═══ Input rows ═══

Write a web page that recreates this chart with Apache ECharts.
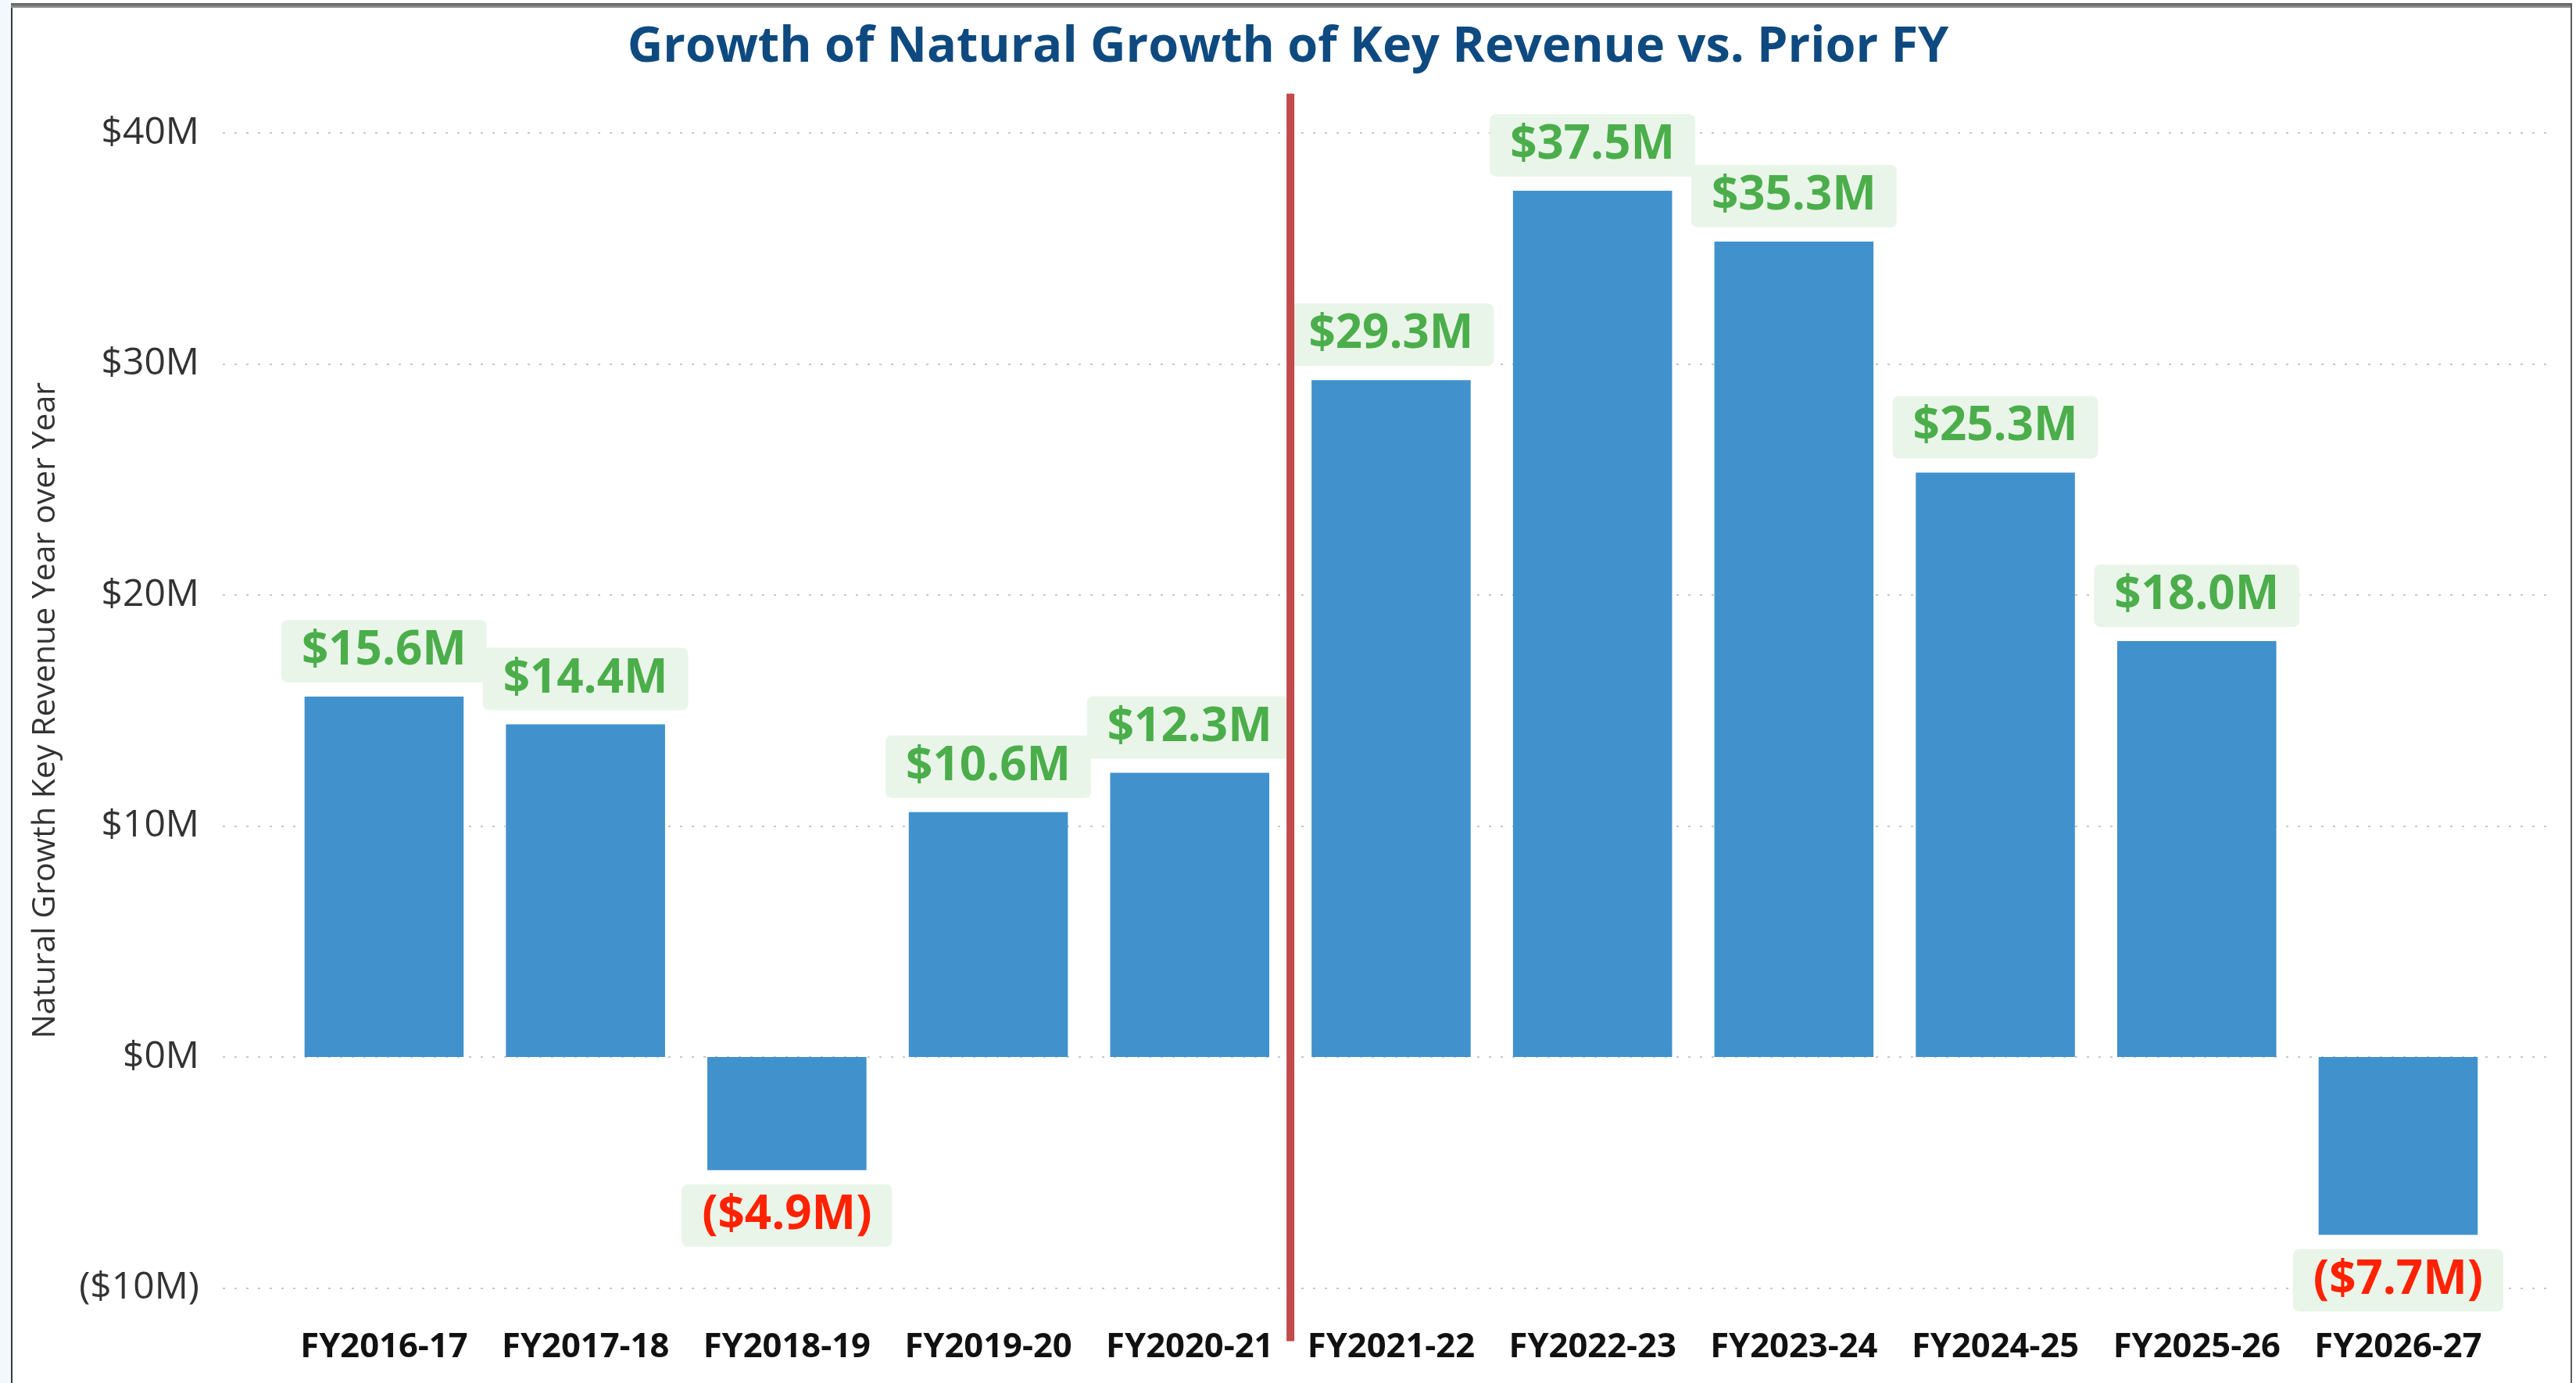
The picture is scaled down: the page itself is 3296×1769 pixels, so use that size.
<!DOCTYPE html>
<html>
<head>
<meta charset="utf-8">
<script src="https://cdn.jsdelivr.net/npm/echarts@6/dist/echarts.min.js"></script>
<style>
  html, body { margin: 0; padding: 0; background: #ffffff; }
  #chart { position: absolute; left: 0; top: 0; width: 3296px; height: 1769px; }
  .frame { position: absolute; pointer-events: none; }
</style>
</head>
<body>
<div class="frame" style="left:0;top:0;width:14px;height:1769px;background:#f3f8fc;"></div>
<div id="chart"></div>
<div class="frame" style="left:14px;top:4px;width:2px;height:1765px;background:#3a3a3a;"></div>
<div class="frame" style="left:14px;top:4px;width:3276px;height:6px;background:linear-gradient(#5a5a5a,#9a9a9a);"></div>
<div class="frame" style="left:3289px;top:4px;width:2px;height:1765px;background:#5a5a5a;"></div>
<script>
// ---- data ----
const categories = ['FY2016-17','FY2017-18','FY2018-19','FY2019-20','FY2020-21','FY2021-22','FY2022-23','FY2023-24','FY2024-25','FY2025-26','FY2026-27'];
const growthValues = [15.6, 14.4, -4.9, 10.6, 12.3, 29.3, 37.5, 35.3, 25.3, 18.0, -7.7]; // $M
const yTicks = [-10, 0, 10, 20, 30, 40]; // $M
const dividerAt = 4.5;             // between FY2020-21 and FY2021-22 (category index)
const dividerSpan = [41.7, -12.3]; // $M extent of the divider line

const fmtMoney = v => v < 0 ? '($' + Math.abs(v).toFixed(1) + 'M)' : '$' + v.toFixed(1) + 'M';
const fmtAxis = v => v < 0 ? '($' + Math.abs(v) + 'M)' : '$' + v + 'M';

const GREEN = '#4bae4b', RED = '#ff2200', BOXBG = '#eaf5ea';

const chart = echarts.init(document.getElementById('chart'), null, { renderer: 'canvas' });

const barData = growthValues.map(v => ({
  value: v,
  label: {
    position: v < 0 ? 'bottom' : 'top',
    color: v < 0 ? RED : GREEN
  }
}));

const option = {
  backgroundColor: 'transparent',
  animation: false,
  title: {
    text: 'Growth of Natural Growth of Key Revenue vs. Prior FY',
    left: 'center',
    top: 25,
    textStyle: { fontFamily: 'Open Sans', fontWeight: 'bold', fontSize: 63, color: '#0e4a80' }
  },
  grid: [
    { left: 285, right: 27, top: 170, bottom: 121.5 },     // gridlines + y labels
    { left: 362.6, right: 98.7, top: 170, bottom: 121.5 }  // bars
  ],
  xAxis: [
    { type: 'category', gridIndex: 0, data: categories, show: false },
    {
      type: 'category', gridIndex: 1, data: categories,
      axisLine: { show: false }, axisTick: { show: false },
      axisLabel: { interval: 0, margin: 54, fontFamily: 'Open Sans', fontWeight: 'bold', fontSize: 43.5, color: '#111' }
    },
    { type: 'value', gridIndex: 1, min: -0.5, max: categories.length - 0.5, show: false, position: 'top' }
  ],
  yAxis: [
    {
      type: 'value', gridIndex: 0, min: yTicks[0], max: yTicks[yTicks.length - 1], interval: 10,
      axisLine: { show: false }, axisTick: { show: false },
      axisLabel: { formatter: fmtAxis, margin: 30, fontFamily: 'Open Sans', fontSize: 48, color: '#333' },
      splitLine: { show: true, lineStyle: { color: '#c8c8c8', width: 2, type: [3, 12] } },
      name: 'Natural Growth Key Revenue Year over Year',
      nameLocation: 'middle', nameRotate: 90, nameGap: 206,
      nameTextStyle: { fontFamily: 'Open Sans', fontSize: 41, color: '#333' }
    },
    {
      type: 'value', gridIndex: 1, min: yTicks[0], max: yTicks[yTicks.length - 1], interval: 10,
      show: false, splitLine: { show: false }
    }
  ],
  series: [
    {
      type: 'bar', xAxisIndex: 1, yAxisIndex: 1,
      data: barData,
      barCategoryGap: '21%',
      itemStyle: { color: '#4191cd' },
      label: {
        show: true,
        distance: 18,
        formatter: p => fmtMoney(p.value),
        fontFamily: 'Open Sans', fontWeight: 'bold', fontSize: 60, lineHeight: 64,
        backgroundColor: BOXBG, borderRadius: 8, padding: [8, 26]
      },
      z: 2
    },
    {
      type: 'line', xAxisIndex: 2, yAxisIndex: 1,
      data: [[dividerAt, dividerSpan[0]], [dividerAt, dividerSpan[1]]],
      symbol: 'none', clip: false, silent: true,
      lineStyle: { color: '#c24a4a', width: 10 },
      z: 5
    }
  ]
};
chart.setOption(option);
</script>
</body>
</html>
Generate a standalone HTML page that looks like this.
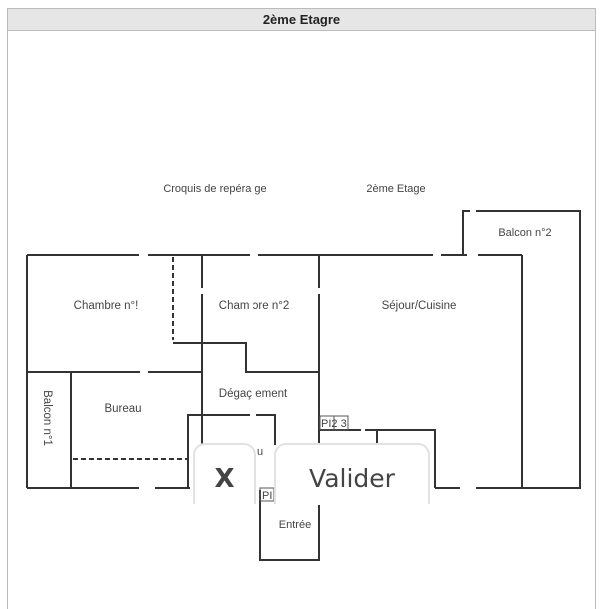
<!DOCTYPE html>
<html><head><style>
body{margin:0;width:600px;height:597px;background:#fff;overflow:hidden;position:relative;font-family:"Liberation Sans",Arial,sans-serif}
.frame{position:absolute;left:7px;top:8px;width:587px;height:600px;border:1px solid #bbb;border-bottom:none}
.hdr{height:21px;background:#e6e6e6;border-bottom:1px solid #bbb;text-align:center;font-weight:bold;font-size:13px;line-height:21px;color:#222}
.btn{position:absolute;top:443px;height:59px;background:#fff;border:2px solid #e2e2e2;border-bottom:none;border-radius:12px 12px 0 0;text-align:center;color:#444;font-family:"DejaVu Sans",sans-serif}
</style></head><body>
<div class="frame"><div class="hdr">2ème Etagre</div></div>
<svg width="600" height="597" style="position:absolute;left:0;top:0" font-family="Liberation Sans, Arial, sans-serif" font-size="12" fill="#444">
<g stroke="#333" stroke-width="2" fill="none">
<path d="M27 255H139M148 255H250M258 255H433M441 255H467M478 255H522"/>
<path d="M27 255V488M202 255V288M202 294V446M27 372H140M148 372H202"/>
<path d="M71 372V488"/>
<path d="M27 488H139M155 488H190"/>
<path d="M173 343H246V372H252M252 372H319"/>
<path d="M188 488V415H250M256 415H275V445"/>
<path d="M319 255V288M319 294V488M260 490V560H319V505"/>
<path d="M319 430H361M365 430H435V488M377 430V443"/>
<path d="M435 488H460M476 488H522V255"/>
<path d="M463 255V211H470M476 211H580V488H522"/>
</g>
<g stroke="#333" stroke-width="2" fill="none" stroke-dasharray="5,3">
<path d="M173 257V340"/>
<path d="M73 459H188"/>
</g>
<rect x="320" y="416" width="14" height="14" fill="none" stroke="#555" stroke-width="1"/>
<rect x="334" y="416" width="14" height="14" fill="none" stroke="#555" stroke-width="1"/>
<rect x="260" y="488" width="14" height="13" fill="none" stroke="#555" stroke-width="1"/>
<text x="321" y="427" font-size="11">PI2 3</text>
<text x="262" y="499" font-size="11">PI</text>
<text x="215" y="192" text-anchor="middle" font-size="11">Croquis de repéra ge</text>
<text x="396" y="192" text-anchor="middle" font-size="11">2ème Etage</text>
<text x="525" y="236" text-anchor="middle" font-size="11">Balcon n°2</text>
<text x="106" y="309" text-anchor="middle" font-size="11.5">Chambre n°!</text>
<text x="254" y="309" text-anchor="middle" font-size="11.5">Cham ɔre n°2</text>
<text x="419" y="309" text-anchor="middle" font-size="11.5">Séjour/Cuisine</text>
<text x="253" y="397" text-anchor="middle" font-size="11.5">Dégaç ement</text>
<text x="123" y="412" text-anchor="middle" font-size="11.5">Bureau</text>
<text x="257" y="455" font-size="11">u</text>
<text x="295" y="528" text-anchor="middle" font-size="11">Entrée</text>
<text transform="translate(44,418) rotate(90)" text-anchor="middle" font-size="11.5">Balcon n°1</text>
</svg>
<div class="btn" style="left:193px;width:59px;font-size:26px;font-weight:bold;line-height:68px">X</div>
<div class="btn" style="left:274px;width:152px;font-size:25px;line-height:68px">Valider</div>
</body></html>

═══

** Written instruction **
Starting at the line that contains "The picture is", set down every line up to and including the line that contains "const dividerSpan = [41.7, -12.3];", exactly as given, and no other line.

** Result **
The picture is scaled down: the page itself is 3296×1769 pixels, so use that size.
<!DOCTYPE html>
<html>
<head>
<meta charset="utf-8">
<script src="https://cdn.jsdelivr.net/npm/echarts@6/dist/echarts.min.js"></script>
<style>
  html, body { margin: 0; padding: 0; background: #ffffff; }
  #chart { position: absolute; left: 0; top: 0; width: 3296px; height: 1769px; }
  .frame { position: absolute; pointer-events: none; }
</style>
</head>
<body>
<div class="frame" style="left:0;top:0;width:14px;height:1769px;background:#f3f8fc;"></div>
<div id="chart"></div>
<div class="frame" style="left:14px;top:4px;width:2px;height:1765px;background:#3a3a3a;"></div>
<div class="frame" style="left:14px;top:4px;width:3276px;height:6px;background:linear-gradient(#5a5a5a,#9a9a9a);"></div>
<div class="frame" style="left:3289px;top:4px;width:2px;height:1765px;background:#5a5a5a;"></div>
<script>
// ---- data ----
const categories = ['FY2016-17','FY2017-18','FY2018-19','FY2019-20','FY2020-21','FY2021-22','FY2022-23','FY2023-24','FY2024-25','FY2025-26','FY2026-27'];
const growthValues = [15.6, 14.4, -4.9, 10.6, 12.3, 29.3, 37.5, 35.3, 25.3, 18.0, -7.7]; // $M
const yTicks = [-10, 0, 10, 20, 30, 40]; // $M
const dividerAt = 4.5;             // between FY2020-21 and FY2021-22 (category index)
const dividerSpan = [41.7, -12.3]; // $M extent of the divider line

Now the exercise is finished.